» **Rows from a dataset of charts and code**
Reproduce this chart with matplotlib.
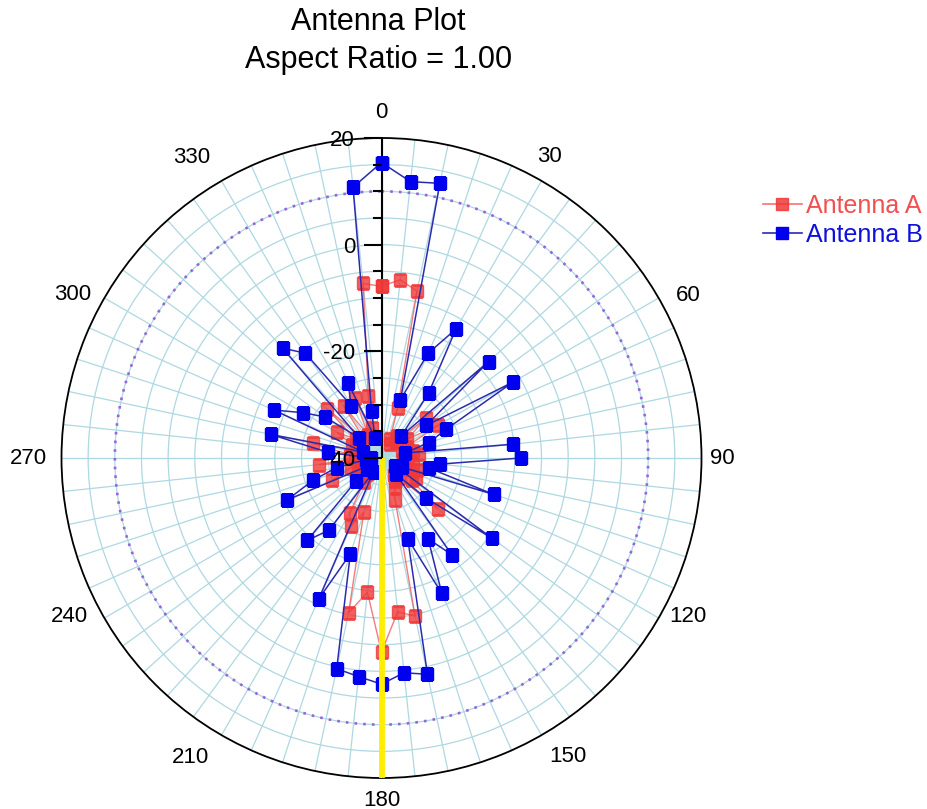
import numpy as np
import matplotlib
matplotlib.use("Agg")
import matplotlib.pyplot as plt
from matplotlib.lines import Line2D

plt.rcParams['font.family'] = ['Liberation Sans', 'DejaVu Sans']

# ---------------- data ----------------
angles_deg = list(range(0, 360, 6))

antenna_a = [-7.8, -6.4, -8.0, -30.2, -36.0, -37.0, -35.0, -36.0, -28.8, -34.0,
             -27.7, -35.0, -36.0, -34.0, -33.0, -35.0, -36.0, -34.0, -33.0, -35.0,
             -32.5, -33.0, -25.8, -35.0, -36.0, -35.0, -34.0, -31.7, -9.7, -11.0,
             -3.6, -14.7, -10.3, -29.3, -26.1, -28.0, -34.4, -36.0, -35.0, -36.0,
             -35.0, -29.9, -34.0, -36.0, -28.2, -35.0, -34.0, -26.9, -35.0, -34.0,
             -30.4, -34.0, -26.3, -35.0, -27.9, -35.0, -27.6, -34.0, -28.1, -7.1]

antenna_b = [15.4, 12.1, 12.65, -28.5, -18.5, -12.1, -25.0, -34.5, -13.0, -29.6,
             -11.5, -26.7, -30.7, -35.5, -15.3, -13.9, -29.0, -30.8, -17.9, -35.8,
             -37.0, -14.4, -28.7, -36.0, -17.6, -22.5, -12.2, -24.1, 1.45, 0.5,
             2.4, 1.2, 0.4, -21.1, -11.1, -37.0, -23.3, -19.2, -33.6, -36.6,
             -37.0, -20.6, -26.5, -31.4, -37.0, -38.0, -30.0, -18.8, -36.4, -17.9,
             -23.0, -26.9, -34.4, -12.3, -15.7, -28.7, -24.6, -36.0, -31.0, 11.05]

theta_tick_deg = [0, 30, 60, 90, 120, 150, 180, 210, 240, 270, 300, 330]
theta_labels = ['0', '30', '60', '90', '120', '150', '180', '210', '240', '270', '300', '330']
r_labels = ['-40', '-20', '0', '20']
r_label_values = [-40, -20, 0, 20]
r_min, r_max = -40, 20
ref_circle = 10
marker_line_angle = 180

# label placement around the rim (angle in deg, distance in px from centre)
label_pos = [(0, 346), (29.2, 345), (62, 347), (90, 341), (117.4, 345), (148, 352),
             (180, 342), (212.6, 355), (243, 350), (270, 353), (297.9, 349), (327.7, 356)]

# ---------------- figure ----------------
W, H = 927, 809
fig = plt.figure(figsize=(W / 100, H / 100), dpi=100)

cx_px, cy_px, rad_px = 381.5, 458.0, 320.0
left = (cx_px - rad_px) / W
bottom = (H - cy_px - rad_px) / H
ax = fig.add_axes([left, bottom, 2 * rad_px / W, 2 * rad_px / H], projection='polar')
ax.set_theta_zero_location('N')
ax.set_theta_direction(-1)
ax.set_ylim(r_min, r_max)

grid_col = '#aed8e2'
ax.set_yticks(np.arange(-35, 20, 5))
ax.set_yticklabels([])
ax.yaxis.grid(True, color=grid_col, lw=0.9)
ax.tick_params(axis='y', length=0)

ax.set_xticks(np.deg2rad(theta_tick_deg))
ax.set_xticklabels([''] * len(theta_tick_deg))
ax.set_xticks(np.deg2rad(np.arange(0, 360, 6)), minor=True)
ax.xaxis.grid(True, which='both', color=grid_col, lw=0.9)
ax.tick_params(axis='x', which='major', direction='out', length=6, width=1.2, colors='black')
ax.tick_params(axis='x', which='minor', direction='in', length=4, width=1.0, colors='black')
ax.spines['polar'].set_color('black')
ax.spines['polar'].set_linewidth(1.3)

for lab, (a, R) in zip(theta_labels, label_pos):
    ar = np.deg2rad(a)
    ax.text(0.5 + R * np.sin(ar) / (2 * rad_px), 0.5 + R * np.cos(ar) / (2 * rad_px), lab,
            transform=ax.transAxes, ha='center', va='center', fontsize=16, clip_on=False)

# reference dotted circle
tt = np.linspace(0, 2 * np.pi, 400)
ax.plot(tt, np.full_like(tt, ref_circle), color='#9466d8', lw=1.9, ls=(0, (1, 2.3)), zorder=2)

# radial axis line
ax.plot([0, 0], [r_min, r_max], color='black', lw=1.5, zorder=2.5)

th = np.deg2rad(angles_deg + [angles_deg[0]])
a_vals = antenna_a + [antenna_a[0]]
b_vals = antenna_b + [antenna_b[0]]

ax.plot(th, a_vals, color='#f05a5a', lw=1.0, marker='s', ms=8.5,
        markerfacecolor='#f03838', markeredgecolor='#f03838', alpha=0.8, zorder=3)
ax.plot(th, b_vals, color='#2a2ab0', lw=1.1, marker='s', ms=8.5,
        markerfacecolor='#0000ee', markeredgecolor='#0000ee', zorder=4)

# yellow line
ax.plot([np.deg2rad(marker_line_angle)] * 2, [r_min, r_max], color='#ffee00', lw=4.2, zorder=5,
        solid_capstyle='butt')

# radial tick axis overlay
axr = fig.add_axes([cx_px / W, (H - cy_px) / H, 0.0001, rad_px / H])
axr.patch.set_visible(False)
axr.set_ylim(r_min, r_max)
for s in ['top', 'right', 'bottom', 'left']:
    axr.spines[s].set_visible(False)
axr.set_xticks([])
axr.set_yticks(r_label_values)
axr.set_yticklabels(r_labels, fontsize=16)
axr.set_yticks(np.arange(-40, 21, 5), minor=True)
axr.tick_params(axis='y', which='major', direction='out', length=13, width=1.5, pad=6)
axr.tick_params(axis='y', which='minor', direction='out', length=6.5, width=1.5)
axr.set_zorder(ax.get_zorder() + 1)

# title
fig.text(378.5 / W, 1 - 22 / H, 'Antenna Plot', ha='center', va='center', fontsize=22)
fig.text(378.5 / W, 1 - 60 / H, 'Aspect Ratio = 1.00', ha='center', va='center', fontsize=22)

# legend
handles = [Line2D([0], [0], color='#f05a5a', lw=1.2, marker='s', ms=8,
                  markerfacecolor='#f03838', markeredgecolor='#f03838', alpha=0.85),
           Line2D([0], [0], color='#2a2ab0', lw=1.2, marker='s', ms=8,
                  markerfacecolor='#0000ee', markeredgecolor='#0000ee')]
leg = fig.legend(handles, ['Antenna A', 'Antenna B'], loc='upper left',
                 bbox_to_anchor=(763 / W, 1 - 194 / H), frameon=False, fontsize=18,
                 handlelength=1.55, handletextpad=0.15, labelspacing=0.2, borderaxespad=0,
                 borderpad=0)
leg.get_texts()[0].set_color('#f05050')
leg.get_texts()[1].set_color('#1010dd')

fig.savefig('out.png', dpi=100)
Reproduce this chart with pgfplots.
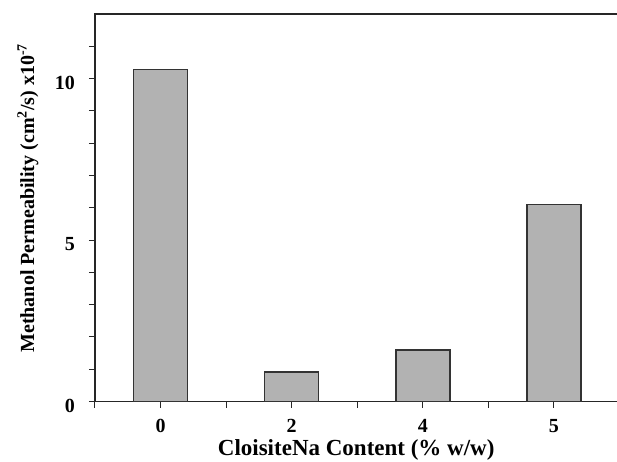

» **Goal of the exercise**
Repeat only the lines between the top of the entries above and the line containing "angles_deg = list(range(0, 360, 6))", both ends included, without the pictures.

» **The answer**
Reproduce this chart with matplotlib.
import numpy as np
import matplotlib
matplotlib.use("Agg")
import matplotlib.pyplot as plt
from matplotlib.lines import Line2D

plt.rcParams['font.family'] = ['Liberation Sans', 'DejaVu Sans']

# ---------------- data ----------------
angles_deg = list(range(0, 360, 6))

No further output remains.